Or, rather, a hyperlink *is* a type of tag, and ``__ http://python.org``
is just sugar for ``__ link http://python.org``.  We're not adding a 
construct.  We're replacing a construct with a more general one.

> >    Link targets which are also legal directive names must be
> >    enclosed in backquotes.
> The frequency of link targets would far outweigh directives, so
> markup would suffer from extra syntax on targets.

Anything with a slash or an at-sign doesn't need to be escaped.
This is the vast majority of cases.  In all the reStructuredText
documentation, you don't have a single target that would need
quoting.  The fraction of links on my site that would require
quoting is also tiny.

> > 4) Inside markup delimited by backquotes or curly braces, curly
> >    braces may be used as delimiters equivalent to backquotes::
> ...
> >    This is because backquotes don't nest.
> There's no difference between backquotes and asterisks with regard to
> nesting.

True.  Asterisks don't nest either. :-)  I guess I wasn't clear.
I should have said "inside tagged content, curly braces may be
used to delimit tagged content".  I'm referring solely to::

    `Putting {a tag}_ inside another tag`_

> Why the fixation on curly braces? :>

We only have four pairs of nesting characters on the keyboard, and
everyone wants them.  I think braces are more available than the
other three.  (And I say this despite wanting to use reST for other
programming languages besides Python; Python is relatively light
on braces.)

> > 5) Roles can go away.  We don't need them.  Optionally if we want
> >    the ability to put short directive names inline, we could
> >    declare ::
> > 
> >       `foo:: bar bar bar`
> Similar syntax has already been considered and rejected. See
> http://structuredtext.sf.net/spec/alternatives.txt, "Interpreted Text
> 'Roles'" alternative 1.

Alternative 1 is more ambiguous than what I'm suggesting, and does
not have the benefit of consistency with out-of-line directives.

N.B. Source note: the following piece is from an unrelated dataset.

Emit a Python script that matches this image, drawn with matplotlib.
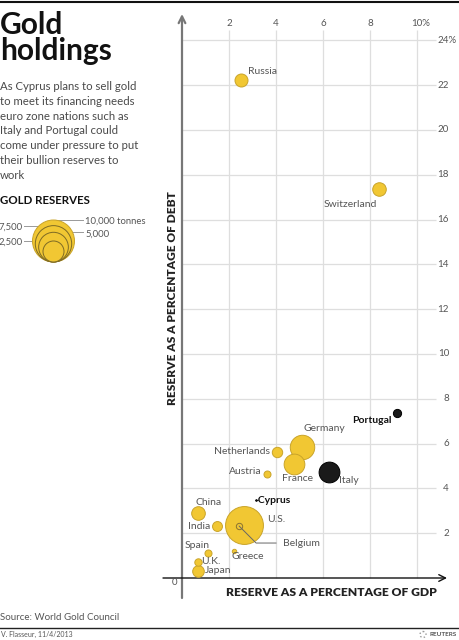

However, which syntax to use for simple inline directives is a minor
side issue, and I shouldn't have combined it with this proposal.  More
important is whether "roles" and "directives" and "tags" should all be
unified.  I think they should.  It adds both simplicity and power.

> > Summary:
> > 
> > - We gain nesting.
> Not without significant work, though. If it's even possible
> unambiguously, it can be added independently later.

I don't mind writing code, but I'd rather not fork to do it.

> > - We gain arbitrary extensibility of inline markup.
> > - We gain substitutions.
> But at the expense of complicating hyperlinks.

> > - We lose by occasionally having to escape a curly brace inside
> >   backquotes, or quote a hyperlink target with no ``/`` or ``#``
> >   characters to distinguish it from a directive name.
> That last one is a significant loss.

I really don't think so.  Cases where you have to quote the target
are few and far between.